Investing.com -- Citi analysts anticipate a favorable year ahead for U.S. airlines, particularly the network carriers, driven by strong premium demand, advantageous co-branded card agreements, and historically low fuel prices.
In a note Tuesday, Citi highlighted the advantages that network airlines hold over their discount counterparts in 2025.
Citi pointed to the continued outperformance of network airlines, noting that these carriers are generating "higher free cash flow (FCF) and stronger earnings quality" compared to discount airlines, which are grappling with "FCF-poor earnings recoveries."
The analysts favor the Big 3—American, Delta, and United—plus Alaska, all of which demonstrate robust financial health.
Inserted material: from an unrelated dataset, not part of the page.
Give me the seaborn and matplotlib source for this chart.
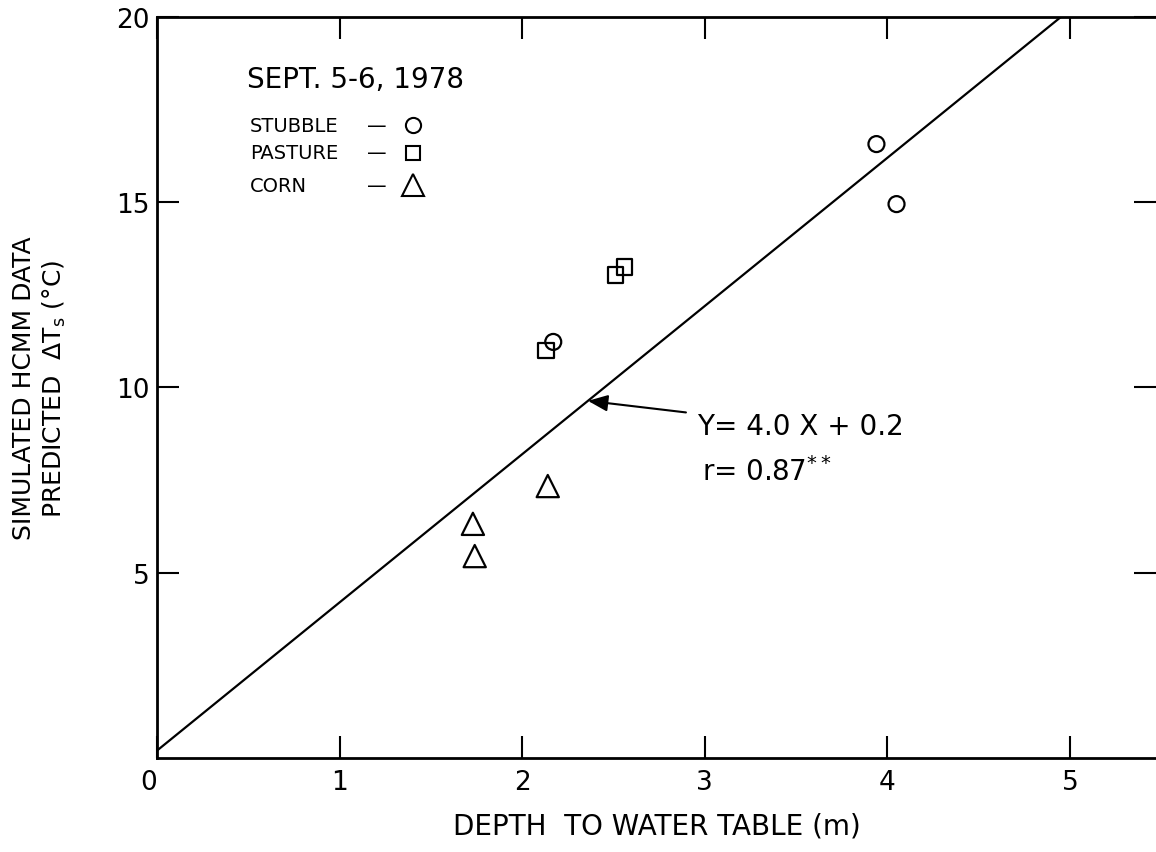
import matplotlib
matplotlib.use("Agg")
import matplotlib.pyplot as plt
import seaborn as sns
import pandas as pd

# ---------------- data ----------------
cover = ["STUBBLE", "STUBBLE", "STUBBLE",
         "PASTURE", "PASTURE", "PASTURE",
         "CORN", "CORN", "CORN"]
depth_m = [2.17, 3.94, 4.05,
           2.13, 2.51, 2.56,
           1.73, 1.74, 2.14]
delta_ts = [11.23, 16.57, 14.95,
            10.99, 13.04, 13.25,
            6.32, 5.45, 7.34]
slope = 4.0
intercept = 0.2
fit_x = [0.0, 5.0]
x_ticks = [0, 1, 2, 3, 4, 5]
y_ticks = [5, 10, 15, 20]
legend_labels = ["STUBBLE", "PASTURE", "CORN"]

# ---------------- style ----------------
sns.set_theme(style="ticks")
plt.rcParams["font.family"] = ["DejaVu Sans"]
plt.rcParams["text.color"] = "black"
plt.rcParams["axes.labelcolor"] = "black"

markers = {"STUBBLE": "o", "PASTURE": "s", "CORN": "^"}
msizes = {"STUBBLE": 11.5, "PASTURE": 11.0, "CORN": 16.0}

df = pd.DataFrame({"cover": cover, "depth": depth_m, "dts": delta_ts})
fit_df = pd.DataFrame({"x": fit_x, "y": [slope * v + intercept for v in fit_x]})

fig = plt.figure(figsize=(11.56, 8.53), dpi=100)
ax = fig.add_axes([157 / 1156, 1 - 759 / 853, 999 / 1156, 741 / 853])

sns.lineplot(data=fit_df, x="x", y="y", color="black", linewidth=1.6, ax=ax)

for name in legend_labels:
    sub = df[df["cover"] == name]
    sns.scatterplot(data=sub, x="depth", y="dts", marker=markers[name],
                    s=msizes[name] ** 2, facecolor="none", edgecolor="black",
                    linewidth=1.6, ax=ax, zorder=3)

ax.set_xlim(0, 999 / 182.6)
ax.set_ylim(0, 20)
ax.set_xticks(x_ticks)
ax.set_xticklabels([str(v) for v in x_ticks])
ax.set_yticks(y_ticks)
ax.set_yticklabels([str(v) for v in y_ticks])

for side in ["left", "top", "bottom"]:
    ax.spines[side].set_linewidth(2.0)
    ax.spines[side].set_color("black")
ax.spines["right"].set_visible(False)

ax.tick_params(axis="both", direction="in", length=16, width=1.5,
               labelsize=19, colors="black",
               top=True, right=True, labeltop=False, labelright=False)
ax.tick_params(axis="x", pad=8)
ax.tick_params(axis="y", pad=5)
ax.get_xticklabels()[0].set_horizontalalignment("right")

ax.set_xlabel("DEPTH  TO WATER TABLE (m)", fontsize=20, labelpad=12)
ax.set_ylabel("SIMULATED HCMM DATA\nPREDICTED  $\\Delta$T$_\\mathrm{s}$ (°C)",
              fontsize=18, linespacing=1.25)
ax.yaxis.set_label_coords(-0.089, 0.5)

# in-plot legend block
ax.text(0.090, 0.916, "SEPT. 5-6, 1978", transform=ax.transAxes,
        fontsize=20, ha="left", va="center")
rows_y = [0.854, 0.817, 0.773]
for name, yy in zip(legend_labels, rows_y):
    ax.text(0.093, yy, name, transform=ax.transAxes, fontsize=14,
            ha="left", va="center")
    ax.text(0.220, yy, "\u2014", transform=ax.transAxes, fontsize=14,
            ha="center", va="center")
    ax.plot([0.256], [yy], transform=ax.transAxes, marker=markers[name],
            markersize=msizes[name] * 0.95, markerfacecolor="none",
            markeredgecolor="black", markeredgewidth=1.5, linestyle="none",
            clip_on=False)

# regression annotation
ax.annotate("Y= 4.0 X + 0.2", xy=(2.36, slope * 2.36 + intercept),
            xytext=(2.96, 8.96), fontsize=20, ha="left", va="center",
            arrowprops=dict(arrowstyle="-|>,head_length=0.6,head_width=0.25",
                            color="black", lw=1.5, shrinkA=6, shrinkB=0))
ax.text(2.985, 7.75, "r= 0.87$^{**}$", fontsize=20, ha="left", va="center")

fig.savefig("out.png", dpi=100)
They also pointed to three key themes for 2025:
Network Airline Revenue Trends: Citi expects network carriers to continue outpacing discount airlines in unit revenue growth. American Airlines (NASDAQ:AAL), in particular, is said to stand out. Citi observes that American’s recent strategic shift towards corporate customers, similar to Delta’s approach, is yielding positive results.
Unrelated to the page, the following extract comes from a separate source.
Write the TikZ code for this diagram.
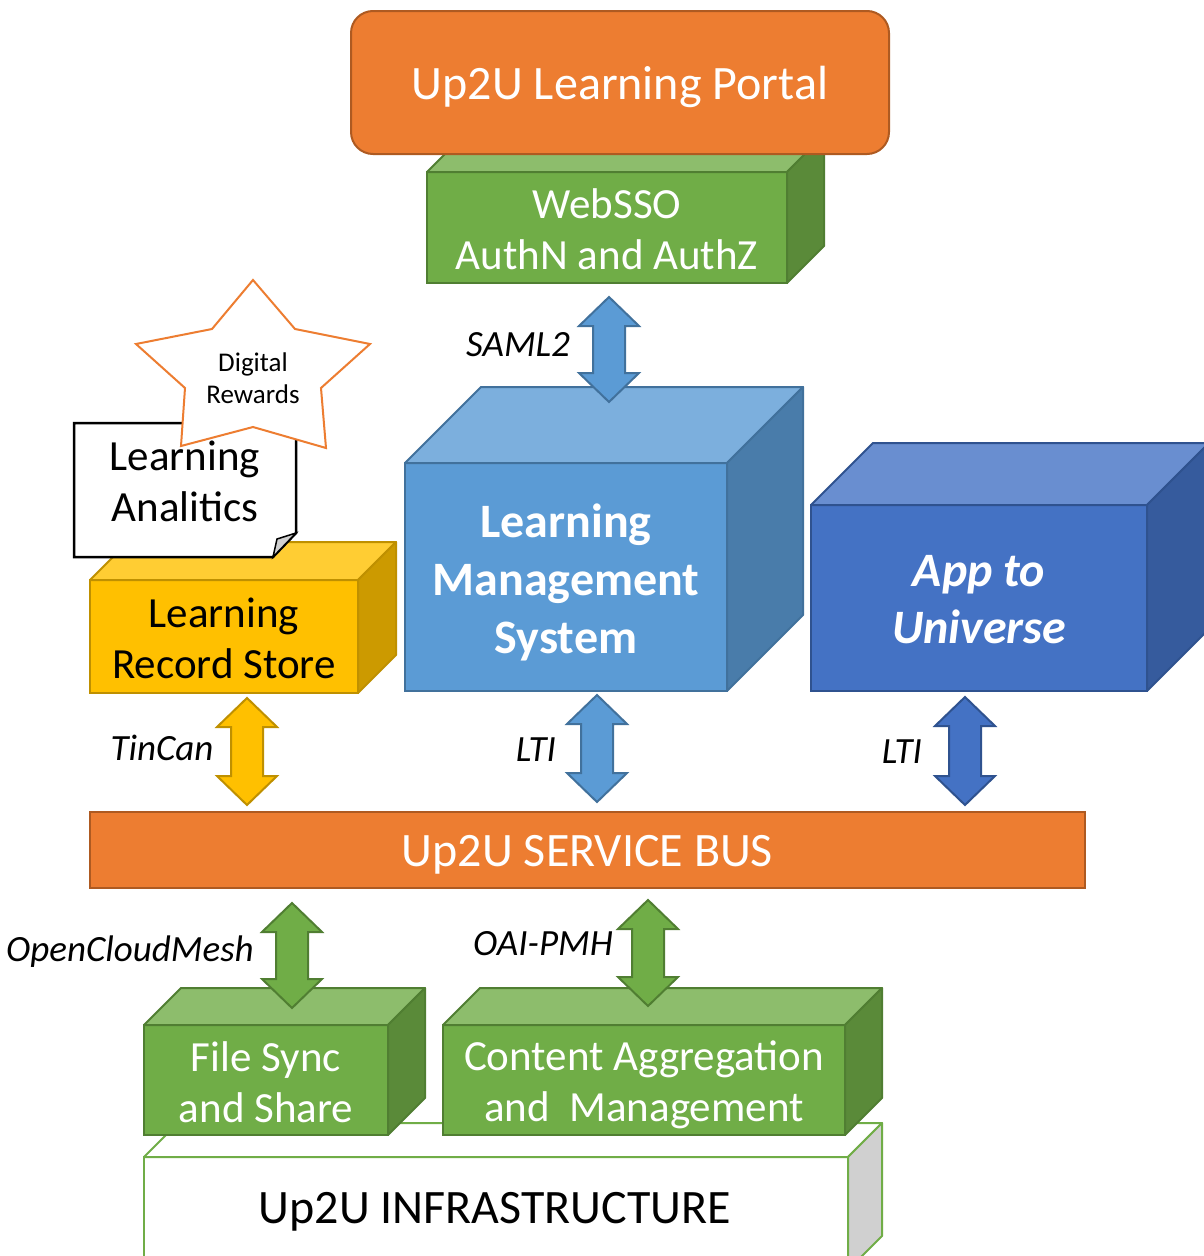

They explain that "American’s pivot back to more of a Delta-style re-engagement with corporate customers suggests that the carrier’s revenue per available seat mile or RASM bounce is in the early innings." Additionally, they believe an upgraded co-branded card deal for American could further enhance its revenue.
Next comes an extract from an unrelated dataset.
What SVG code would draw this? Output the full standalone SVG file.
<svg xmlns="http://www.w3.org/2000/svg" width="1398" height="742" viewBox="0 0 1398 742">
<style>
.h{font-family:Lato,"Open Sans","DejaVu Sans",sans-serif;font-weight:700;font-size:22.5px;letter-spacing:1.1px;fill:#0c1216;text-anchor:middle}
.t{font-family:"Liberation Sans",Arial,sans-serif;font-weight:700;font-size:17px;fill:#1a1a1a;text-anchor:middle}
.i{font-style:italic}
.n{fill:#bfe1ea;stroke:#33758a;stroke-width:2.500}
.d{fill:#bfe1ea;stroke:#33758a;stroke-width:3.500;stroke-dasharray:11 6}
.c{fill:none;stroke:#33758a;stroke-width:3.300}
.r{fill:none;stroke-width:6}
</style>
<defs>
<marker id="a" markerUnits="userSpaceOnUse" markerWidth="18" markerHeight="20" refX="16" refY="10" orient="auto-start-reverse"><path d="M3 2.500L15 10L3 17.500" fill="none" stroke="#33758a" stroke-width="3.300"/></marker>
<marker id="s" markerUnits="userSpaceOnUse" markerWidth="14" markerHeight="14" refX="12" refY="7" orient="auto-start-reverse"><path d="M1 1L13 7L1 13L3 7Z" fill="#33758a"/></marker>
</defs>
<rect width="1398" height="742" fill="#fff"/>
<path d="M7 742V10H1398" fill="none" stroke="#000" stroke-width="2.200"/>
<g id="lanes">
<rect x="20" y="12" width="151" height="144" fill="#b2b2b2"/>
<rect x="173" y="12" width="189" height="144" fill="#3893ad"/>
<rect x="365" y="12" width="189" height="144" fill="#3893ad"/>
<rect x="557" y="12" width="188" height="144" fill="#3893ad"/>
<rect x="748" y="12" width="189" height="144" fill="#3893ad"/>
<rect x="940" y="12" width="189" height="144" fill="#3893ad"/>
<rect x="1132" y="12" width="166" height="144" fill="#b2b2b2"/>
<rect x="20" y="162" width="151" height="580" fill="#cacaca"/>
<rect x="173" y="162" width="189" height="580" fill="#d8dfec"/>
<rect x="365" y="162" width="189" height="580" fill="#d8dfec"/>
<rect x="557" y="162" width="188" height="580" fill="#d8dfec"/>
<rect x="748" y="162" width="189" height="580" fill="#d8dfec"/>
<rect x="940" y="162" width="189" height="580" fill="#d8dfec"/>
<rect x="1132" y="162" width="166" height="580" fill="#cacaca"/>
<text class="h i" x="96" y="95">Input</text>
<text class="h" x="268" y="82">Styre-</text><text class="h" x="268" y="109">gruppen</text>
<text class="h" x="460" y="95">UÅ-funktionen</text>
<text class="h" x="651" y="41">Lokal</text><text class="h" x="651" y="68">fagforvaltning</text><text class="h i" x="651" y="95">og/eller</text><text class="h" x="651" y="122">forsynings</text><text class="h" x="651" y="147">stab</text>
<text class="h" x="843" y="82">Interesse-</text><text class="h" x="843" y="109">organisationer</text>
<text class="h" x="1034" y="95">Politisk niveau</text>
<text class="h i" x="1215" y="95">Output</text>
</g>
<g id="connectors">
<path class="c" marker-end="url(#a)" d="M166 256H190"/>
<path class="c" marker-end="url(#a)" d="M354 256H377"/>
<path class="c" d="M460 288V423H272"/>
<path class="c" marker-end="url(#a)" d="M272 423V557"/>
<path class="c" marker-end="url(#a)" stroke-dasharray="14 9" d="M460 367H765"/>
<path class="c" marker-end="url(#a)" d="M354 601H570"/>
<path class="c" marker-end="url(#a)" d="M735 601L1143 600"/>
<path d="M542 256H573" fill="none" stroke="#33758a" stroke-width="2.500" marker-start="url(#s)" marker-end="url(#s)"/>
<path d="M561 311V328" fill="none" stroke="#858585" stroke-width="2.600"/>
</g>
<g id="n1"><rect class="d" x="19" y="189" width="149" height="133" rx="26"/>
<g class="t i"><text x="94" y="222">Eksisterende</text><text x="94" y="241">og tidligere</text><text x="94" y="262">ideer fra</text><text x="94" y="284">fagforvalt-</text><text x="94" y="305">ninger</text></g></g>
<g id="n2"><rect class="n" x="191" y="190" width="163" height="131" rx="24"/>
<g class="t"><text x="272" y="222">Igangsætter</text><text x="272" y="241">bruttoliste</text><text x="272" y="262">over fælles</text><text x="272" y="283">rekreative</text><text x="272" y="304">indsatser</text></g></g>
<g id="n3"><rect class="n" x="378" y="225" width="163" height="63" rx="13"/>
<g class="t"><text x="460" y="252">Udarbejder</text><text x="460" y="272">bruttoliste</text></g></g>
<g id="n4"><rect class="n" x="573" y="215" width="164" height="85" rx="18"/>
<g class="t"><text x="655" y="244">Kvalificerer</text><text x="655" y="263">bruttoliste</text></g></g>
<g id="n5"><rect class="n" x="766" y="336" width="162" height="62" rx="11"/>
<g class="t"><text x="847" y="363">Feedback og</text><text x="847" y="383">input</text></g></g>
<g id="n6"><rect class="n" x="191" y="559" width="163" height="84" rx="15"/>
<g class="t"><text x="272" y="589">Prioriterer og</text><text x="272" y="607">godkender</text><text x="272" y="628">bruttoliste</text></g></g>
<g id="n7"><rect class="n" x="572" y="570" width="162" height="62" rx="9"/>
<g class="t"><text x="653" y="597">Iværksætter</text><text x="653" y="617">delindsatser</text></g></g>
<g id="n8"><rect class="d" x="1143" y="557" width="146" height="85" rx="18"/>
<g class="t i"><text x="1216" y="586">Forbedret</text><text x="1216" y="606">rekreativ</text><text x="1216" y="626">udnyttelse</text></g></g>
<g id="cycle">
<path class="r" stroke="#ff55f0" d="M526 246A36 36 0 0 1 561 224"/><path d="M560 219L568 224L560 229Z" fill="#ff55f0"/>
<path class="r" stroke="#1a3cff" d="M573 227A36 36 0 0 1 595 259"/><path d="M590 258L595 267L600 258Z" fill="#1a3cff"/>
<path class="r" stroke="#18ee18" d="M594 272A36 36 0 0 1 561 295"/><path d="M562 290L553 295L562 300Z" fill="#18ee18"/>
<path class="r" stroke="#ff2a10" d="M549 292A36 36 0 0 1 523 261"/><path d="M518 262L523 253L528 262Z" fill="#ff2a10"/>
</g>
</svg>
Economic Factors: While inflation and interest rates may not decline significantly, network airlines like Delta and Southwest, with strong balance sheets, are seen as well-positioned to withstand financial pressures. Conversely, Citi cautions that "levered names with high capex to sales such as JetBlue might not see as much of a wind-down in financial pressure."
Fuel Prices: Long-term declines in oil prices, even when adjusted for inflation, offer a tailwind for airlines, according to the bank. Citi notes, "Jet fuel kerosene, as a percentage of revenue, is also down modestly over the past several years," thanks to more efficient fleets and lower oil prices.